As the web evolves, it is becoming easier to form communities based on
shared interests, and to create and publish data on a wide variety of
topics. With this democratization of information creation comes the
natural desire to query the global collection that is the union of all
local data collections of others within the community. In order to
fully deliver on the promise of free data exchange, any
community-supporting infrastructure needs to enforce the key
requirement of being resistant to censorship by third parties.
Censorship resistance precludes some obvious approaches that reuse and
build on existing centralized technologies, e.g., search engines, hosted
online communities, etc. The talk introduces a distributed framework to
disseminate queries in online communities which facilitates
democratization of publishing and efficient search with powerful
full-text queries.

We address two challenging issues. Given the virtual nature of the
global data collection, we first study the problem of efficiently
locating publishers in the community that contain data items matching
a user query. We propose a novel distributed infrastructure in which
data resides only with the publishers owning it.
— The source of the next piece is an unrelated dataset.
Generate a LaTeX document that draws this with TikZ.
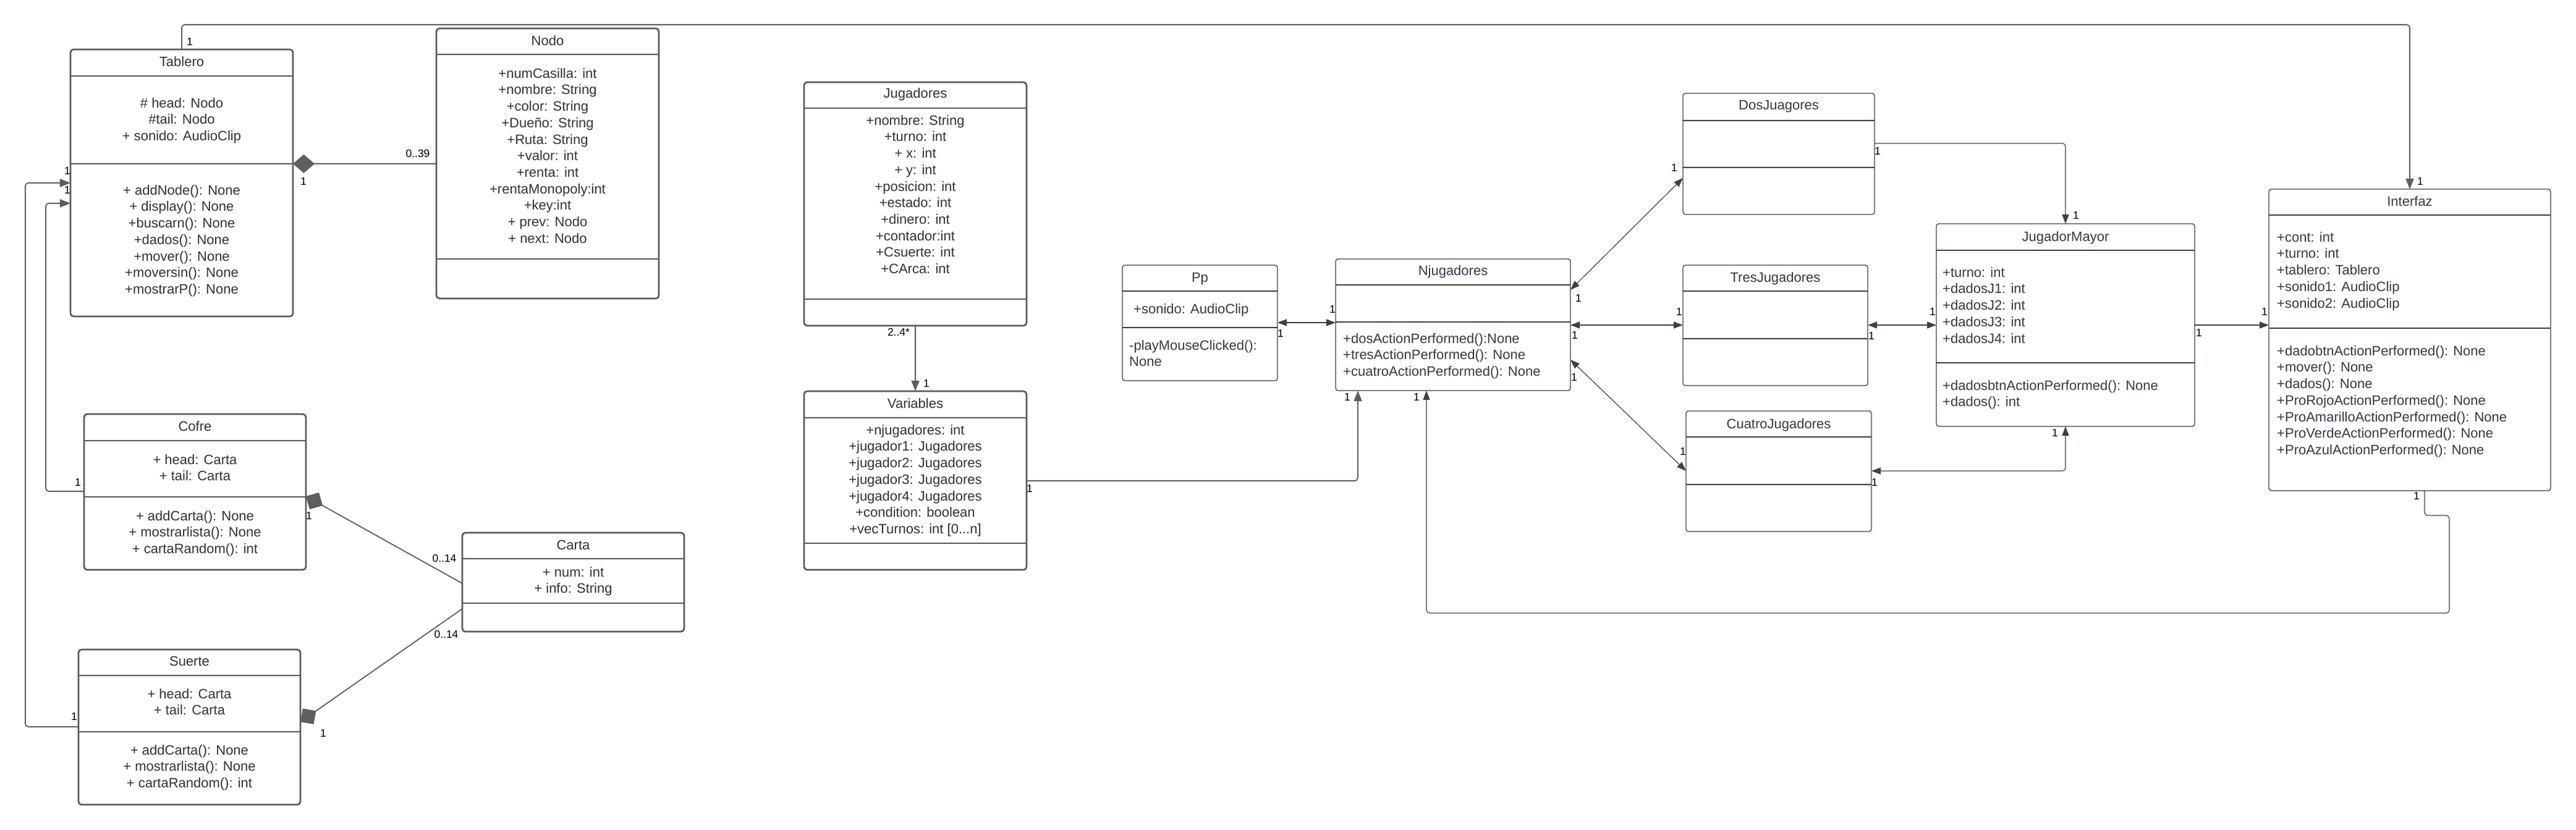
\documentclass[tikz,border=0pt]{standalone}
\usepackage{fontspec}
\setmainfont{Liberation Sans}
\usetikzlibrary{arrows.meta}
\definecolor{lbord}{HTML}{5A5A5A}
\definecolor{lline}{HTML}{5E5E5E}
\definecolor{rdark}{HTML}{3B414B}
\definecolor{ltext}{HTML}{333333}
\definecolor{rtext}{HTML}{343A44}
\newcommand\bodyfont{\fontsize{22}{26.7}\selectfont}
\newcommand\lblfont{\fontsize{17.5}{20}\selectfont}
\newcommand\fs{\rule{0pt}{16.5pt}}
\tikzset{
 ltip/.tip={Triangle[length=17pt,width=13pt]},
 rtip/.tip={Triangle[length=15pt,width=11pt]},
 lbox/.style={draw=lbord, line width=2.7pt, rounded corners=5pt, fill=white, inner sep=0pt, outer sep=0pt, anchor=north west},
 rbox/.style={draw=rdark, line width=1.3pt, rounded corners=4pt, fill=white, inner sep=0pt, outer sep=0pt, anchor=north west},
 lsep/.style={draw=lbord, line width=2.7pt},
 rsep/.style={draw=rdark, line width=1.3pt},
 ltitle/.style={text=ltext, font=\bodyfont, inner sep=0pt, anchor=base},
 rtitle/.style={text=rtext, font=\bodyfont, inner sep=0pt, anchor=base},
 lattr/.style={text=ltext, font=\bodyfont, inner sep=0pt, align=center, anchor=north},
 rattr/.style={text=rtext, font=\bodyfont, inner sep=0pt, align=left, anchor=north west},
 lbl/.style={text=black, font=\lblfont, inner sep=0pt},
 lconn/.style={draw=lline, line width=1.8pt, rounded corners=5pt},
 rconn/.style={draw=rdark, line width=1.2pt, rounded corners=5pt},
}
\begin{document}
\begin{tikzpicture}[x=1pt,y=-1pt]
\fill[white] (0,0) rectangle (4168,1343);
\useasboundingbox (0,0) rectangle (4168,1343);

% ---------- left boxes ----------
\node[lbox, minimum width=360pt, minimum height=432pt] (tablero) at (114,80) {};
\draw[lsep] (tablero.west |- 0,123) -- (tablero.east |- 0,123);
\draw[lsep] (tablero.west |- 0,265) -- (tablero.east |- 0,265);
\node[ltitle] (tablero-t) at (294,108) {Tablero};
\node[lattr] (tablero-a) at (294,157.5) {\fs\# head: Nodo\\\#tail: Nodo\\+ sonido: AudioClip};
\node[lattr] (tablero-m) at (294,298.5) {\fs+ addNode(): None\\+ display(): None\\+buscarn(): None\\+dados(): None\\+mover(): None\\+moversin(): None\\+mostrarP(): None};

\node[lbox, minimum width=360pt, minimum height=437pt] (nodo) at (706,46) {};
\draw[lsep] (nodo.west |- 0,88) -- (nodo.east |- 0,88);
\draw[lsep] (nodo.west |- 0,419) -- (nodo.east |- 0,419);
\node[ltitle] (nodo-t) at (886,74) {Nodo};
\node[lattr] (nodo-a) at (886,109.5) {\fs+numCasilla: int\\+nombre: String\\+color: String\\+Dueño: String\\+Ruta: String\\+valor: int\\+renta: int\\+rentaMonopoly:int\\+key:int\\+ prev: Nodo\\+ next: Nodo};

\node[lbox, minimum width=359pt, minimum height=252pt] (cofre) at (136,670) {};
\draw[lsep] (cofre.west |- 0,713) -- (cofre.east |- 0,713);
\draw[lsep] (cofre.west |- 0,804) -- (cofre.east |- 0,804);
\node[ltitle] (cofre-t) at (315.5,697) {Cofre};
\node[lattr] (cofre-a) at (315.5,734.5) {\fs+ head: Carta\\+ tail: Carta};
\node[lattr] (cofre-m) at (315.5,825.5) {\fs+ addCarta(): None\\+ mostrarlista(): None\\+ cartaRandom(): int};

\node[lbox, minimum width=359pt, minimum height=160pt] (carta) at (748,862) {};
\draw[lsep] (carta.west |- 0,904) -- (carta.east |- 0,904);
\draw[lsep] (carta.west |- 0,976) -- (carta.east |- 0,976);
\node[ltitle] (carta-t) at (927.5,889) {Carta};
\node[lattr] (carta-a) at (927.5,916.5) {\fs+ num: int\\+ info: String};

\node[lbox, minimum width=359pt, minimum height=251pt] (suerte) at (127,1051) {};
\draw[lsep] (suerte.west |- 0,1093) -- (suerte.east |- 0,1093);
\draw[lsep] (suerte.west |- 0,1184) -- (suerte.east |- 0,1184);
\node[ltitle] (suerte-t) at (306.5,1077) {Suerte};
\node[lattr] (suerte-a) at (306.5,1113.5) {\fs+ head: Carta\\+ tail: Carta};
\node[lattr] (suerte-m) at (306.5,1204.5) {\fs+ addCarta(): None\\+ mostrarlista(): None\\+ cartaRandom(): int};

\node[lbox, minimum width=360pt, minimum height=394pt] (jugadores) at (1301,133) {};
\draw[lsep] (jugadores.west |- 0,175) -- (jugadores.east |- 0,175);
\draw[lsep] (jugadores.west |- 0,484) -- (jugadores.east |- 0,484);
\node[ltitle] (jugadores-t) at (1481,159) {Jugadores};
\node[lattr] (jugadores-a) at (1481,185.5) {\fs+nombre: String\\+turno: int\\+ x: int\\+ y: int\\+posicion: int\\+estado: int\\+dinero: int\\+contador:int\\+Csuerte: int\\+CArca: int};

\node[lbox, minimum width=360pt, minimum height=289pt] (variables) at (1301,633) {};
\draw[lsep] (variables.west |- 0,676) -- (variables.east |- 0,676);
\draw[lsep] (variables.west |- 0,879) -- (variables.east |- 0,879);
\node[ltitle] (variables-t) at (1481,660) {Variables};
\node[lattr] (variables-a) at (1481,686.5) {\fs+njugadores: int\\+jugador1: Jugadores\\+jugador2: Jugadores\\+jugador3: Jugadores\\+jugador4: Jugadores\\+condition: boolean\\+vecTurnos: int [0...n]};

% ---------- right boxes ----------
\node[rbox, minimum width=251pt, minimum height=187pt] (pp) at (1816,429) {};
\draw[rsep] (pp.west |- 0,471) -- (pp.east |- 0,471);
\draw[rsep] (pp.west |- 0,530) -- (pp.east |- 0,530);
\node[rtitle] (pp-t) at (1941.5,456) {Pp};
\node[rattr] (pp-a) at (1834,490.5) {\fs+sonido: AudioClip};
\node[rattr] (pp-m) at (1827,549.5) {\fs-playMouseClicked():\\None};

\node[rbox, minimum width=380pt, minimum height=213pt] (nj) at (2161,419) {};
\draw[rsep] (nj.west |- 0,461) -- (nj.east |- 0,461);
\draw[rsep] (nj.west |- 0,521) -- (nj.east |- 0,521);
\node[rtitle] (nj-t) at (2351,445) {Njugadores};
\node[rattr] (nj-m) at (2173,538.5) {\fs+dosActionPerformed():None\\+tresActionPerformed(): None\\+cuatroActionPerformed(): None};

\node[rbox, minimum width=310pt, minimum height=196pt] (dos) at (2723,151) {};
\draw[rsep] (dos.west |- 0,195) -- (dos.east |- 0,195);
\draw[rsep] (dos.west |- 0,271) -- (dos.east |- 0,271);
\node[rtitle] (dos-t) at (2878,178) {DosJuagores};

\node[rbox, minimum width=299pt, minimum height=195pt] (tres) at (2723,429) {};
\draw[rsep] (tres.west |- 0,471) -- (tres.east |- 0,471);
\draw[rsep] (tres.west |- 0,548) -- (tres.east |- 0,548);
\node[rtitle] (tres-t) at (2872.5,456) {TresJugadores};

\node[rbox, minimum width=300pt, minimum height=195pt] (cuatro) at (2728,665) {};
\draw[rsep] (cuatro.west |- 0,707) -- (cuatro.east |- 0,707);
\draw[rsep] (cuatro.west |- 0,784) -- (cuatro.east |- 0,784);
\node[rtitle] (cuatro-t) at (2878,693) {CuatroJugadores};

\node[rbox, minimum width=418pt, minimum height=328pt] (jm) at (3133,362) {};
\draw[rsep] (jm.west |- 0,405) -- (jm.east |- 0,405);
\draw[rsep] (jm.west |- 0,587) -- (jm.east |- 0,587);
\node[rtitle] (jm-t) at (3342,390) {JugadorMayor};
\node[rattr] (jm-a) at (3143,431.5) {\fs+turno: int\\+dadosJ1: int\\+dadosJ2: int\\+dadosJ3: int\\+dadosJ4: int};
\node[rattr] (jm-m) at (3143,614.5) {\fs+dadosbtnActionPerformed(): None\\+dados(): int};

\node[rbox, minimum width=456pt, minimum height=488pt] (interfaz) at (3671,306) {};
\draw[rsep] (interfaz.west |- 0,348) -- (interfaz.east |- 0,348);
\draw[rsep] (interfaz.west |- 0,531) -- (interfaz.east |- 0,531);
\node[rtitle] (interfaz-t) at (3899,333) {Interfaz};
\node[rattr] (interfaz-a) at (3684,374.5) {\fs+cont: int\\+turno: int\\+tablero: Tablero\\+sonido1: AudioClip\\+sonido2: AudioClip};
\node[rattr] (interfaz-m) at (3684,558.5) {\fs+dadobtnActionPerformed(): None\\+mover(): None\\+dados(): None\\+ProRojoActionPerformed(): None\\+ProAmarilloActionPerformed(): None\\+ProVerdeActionPerformed(): None\\+ProAzulActionPerformed(): None};

% ---------- connectors (left) ----------
\draw[lconn, -{ltip}] (tablero.north) -- (tablero.north |- 0,40) -| (interfaz.north);
\draw[lconn, {Diamond[length=35pt,width=30pt]}-] (tablero.east |- 0,265) -- (nodo.west |- 0,265);
\draw[lconn, -{ltip}] (cofre.west |- 0,795) -| (74,329) -- (tablero.west |- 0,329);
\draw[lconn, -{ltip}] (suerte.west |- 0,1176) -| (41,296) -- (tablero.west |- 0,296);
\draw[lconn, {Diamond[length=31pt,width=31pt]}-] (cofre.east |- 0,803) -- (carta.west |- 0,944);
\draw[lconn, {Diamond[length=31pt,width=31pt]}-] (suerte.east |- 0,1168) -- (carta.west |- 0,985);
\draw[lconn, -{ltip}] (jugadores.south) -- (variables.north);
\draw[lconn, -{ltip}] (variables.east |- 0,778) -| (nj.south -| 2197,0);

% ---------- connectors (right) ----------
\draw[rconn, {rtip}-{rtip}] (pp.east |- 0,522) -- (nj.west |- 0,522);
\draw[rconn, {rtip}-{rtip}] (nj.east |- 0,469) -- (dos.west |- 0,288);
\draw[rconn, {rtip}-{rtip}] (nj.east |- 0,526) -- (tres.west |- 0,526);
\draw[rconn, {rtip}-{rtip}] (nj.east |- 0,582) -- (cuatro.west |- 0,762);
\draw[rconn, -{rtip}] (dos.east |- 0,232) -| (jm.north);
\draw[rconn, {rtip}-{rtip}] (tres.east |- 0,526) -- (jm.west |- 0,526);
\draw[rconn, {rtip}-{rtip}] (jm.south) |- (cuatro.east |- 0,762);
\draw[rconn, -{rtip}] (jm.east |- 0,526) -- (interfaz.west |- 0,526);
\draw[rconn, -{rtip}] (interfaz.south -| 3923,0) |- (3963,834) |- (2308,992) -- (nj.south -| 2308,0);

% ---------- multiplicities ----------
\node[lbl] (m1) at (307,67) {1};
\node[lbl] (m2) at (3916,293) {1};
\node[lbl] (m3) at (676,248) {0..39};
\node[lbl] (m4) at (491,293) {1};
\node[lbl] (m5) at (109,276) {1};
\node[lbl] (m6) at (109,307) {1};
\node[lbl] (m7) at (126,780) {1};
\node[lbl] (m8) at (120,1159) {1};
\node[lbl] (m9) at (500,834) {1};
\node[lbl] (m10) at (719,903) {0..14};
\node[lbl] (m11) at (722,1026) {0..14};
\node[lbl] (m12) at (523,1186) {1};
\node[lbl] (m13) at (1454,537) {2..4*};
\node[lbl] (m14) at (1499,620) {1};
\node[lbl] (m15) at (1666,790) {1};
\node[lbl] (m16) at (2180,642) {1};
\node[lbl] (m17) at (2072,539) {1};
\node[lbl] (m18) at (2156,500) {1};
\node[lbl] (m19) at (2554,482) {1};
\node[lbl] (m20) at (2709,271) {1};
\node[lbl] (m21) at (2548,542) {1};
\node[lbl] (m22) at (2717,504) {1};
\node[lbl] (m23) at (2547,610) {1};
\node[lbl] (m24) at (2723,730) {1};
\node[lbl] (m25) at (3038,244) {1};
\node[lbl] (m26) at (3359,348) {1};
\node[lbl] (m27) at (3028,543) {1};
\node[lbl] (m28) at (3127,504) {1};
\node[lbl] (m29) at (3033,780) {1};
\node[lbl] (m30) at (3325,700) {1};
\node[lbl] (m31) at (3558,538) {1};
\node[lbl] (m32) at (3664,504) {1};
\node[lbl] (m33) at (3910,802) {1};
\node[lbl] (m34) at (2292,642) {1};
\end{tikzpicture}
\end{document}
The infrastructure
disseminates user queries to publishers, who answer them at their own
discretion, under data-location anonymity constraints, i.e., prevent the
query forwarding infrastructure from leaking information about which
publishers are capable of answering a certain query.

Second, we study how publishers efficiently process incoming queries
over their local repositories. Given that the commonly used data model
for information exchange on the Web is semi-structured, we propose
algorithms for evaluation and optimization of expressive XML queries
(e.g., W3C XQuery Full-Text) that integrate structure and full-text search.